Moose was having an open affair with Sedway’s wife, Bee, when she learned that Siegel had threatened her husband’s life. Fed up with Sedway’s increasing role overseeing the Flamingo’s financial affairs at the behest of Lansky, Siegel threatened to have Sedway shot, chopped up, and deposited into the Flamingo’s garbage disposal.
Sedway, who at the time was an FBI informant, decided to go on the offensive instead of waiting to be murdered, according to his son.
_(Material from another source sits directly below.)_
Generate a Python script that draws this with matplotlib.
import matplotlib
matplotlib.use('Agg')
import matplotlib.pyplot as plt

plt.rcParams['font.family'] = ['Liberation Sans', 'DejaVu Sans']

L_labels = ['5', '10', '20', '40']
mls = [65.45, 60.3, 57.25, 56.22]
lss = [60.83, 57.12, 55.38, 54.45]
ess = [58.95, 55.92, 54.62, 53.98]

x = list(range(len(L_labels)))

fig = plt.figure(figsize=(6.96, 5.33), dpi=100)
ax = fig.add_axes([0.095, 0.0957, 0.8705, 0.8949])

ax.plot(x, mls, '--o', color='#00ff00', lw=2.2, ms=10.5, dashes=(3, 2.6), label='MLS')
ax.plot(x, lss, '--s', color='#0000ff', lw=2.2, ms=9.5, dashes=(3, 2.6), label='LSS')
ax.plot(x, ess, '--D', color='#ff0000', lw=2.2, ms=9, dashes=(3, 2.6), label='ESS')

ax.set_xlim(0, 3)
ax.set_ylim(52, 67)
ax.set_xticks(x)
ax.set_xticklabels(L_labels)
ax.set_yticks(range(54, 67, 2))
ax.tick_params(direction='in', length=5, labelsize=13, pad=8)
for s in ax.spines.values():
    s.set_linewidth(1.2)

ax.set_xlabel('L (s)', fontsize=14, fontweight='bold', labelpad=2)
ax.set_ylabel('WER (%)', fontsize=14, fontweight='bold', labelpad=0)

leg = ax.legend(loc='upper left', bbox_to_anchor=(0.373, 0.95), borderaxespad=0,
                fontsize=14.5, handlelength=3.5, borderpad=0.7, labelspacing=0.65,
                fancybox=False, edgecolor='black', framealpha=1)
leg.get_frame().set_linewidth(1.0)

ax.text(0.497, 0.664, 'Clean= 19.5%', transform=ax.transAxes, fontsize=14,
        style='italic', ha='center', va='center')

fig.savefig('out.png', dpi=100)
He assigned the hit to Pandza. (Though Pandza and Sedway competed for Bee’s affection, the two were close friends.) The avid hunter and firearms aficionado procured a .30-caliber military M-1 semi-automatic carbine for the job.
“A few things raise suspicions about the plausibility of this theory,” Burbank said. “Why would Smiley risk being shot? Also, if the FBI knew this, why wasn’t it in its files on Sedway, aside from hints he was an informant? And that kind of action would likely have required the OK of high-level crime bosses, maybe including exiled mob chief Charles Luciano and LA boss Jack Dragna. Why would they entrust such a big job to the lover of Sedway’s wife?”
Such continued speculation is precisely why Bugsy Siegel’s page in the history of Las Vegas is bigger than it deserves to be. The world just can’t get enough of this character.
“Ben Siegel did not invent the luxury resort-casino,” wrote biographer Robert Lacey in his book Meyer Lansky: The Thinking Man’s Gangster. “He did not found the Las Vegas Strip. He did not buy the land or first conceive the project that became the Flamingo. But by his death, he made them all famous.”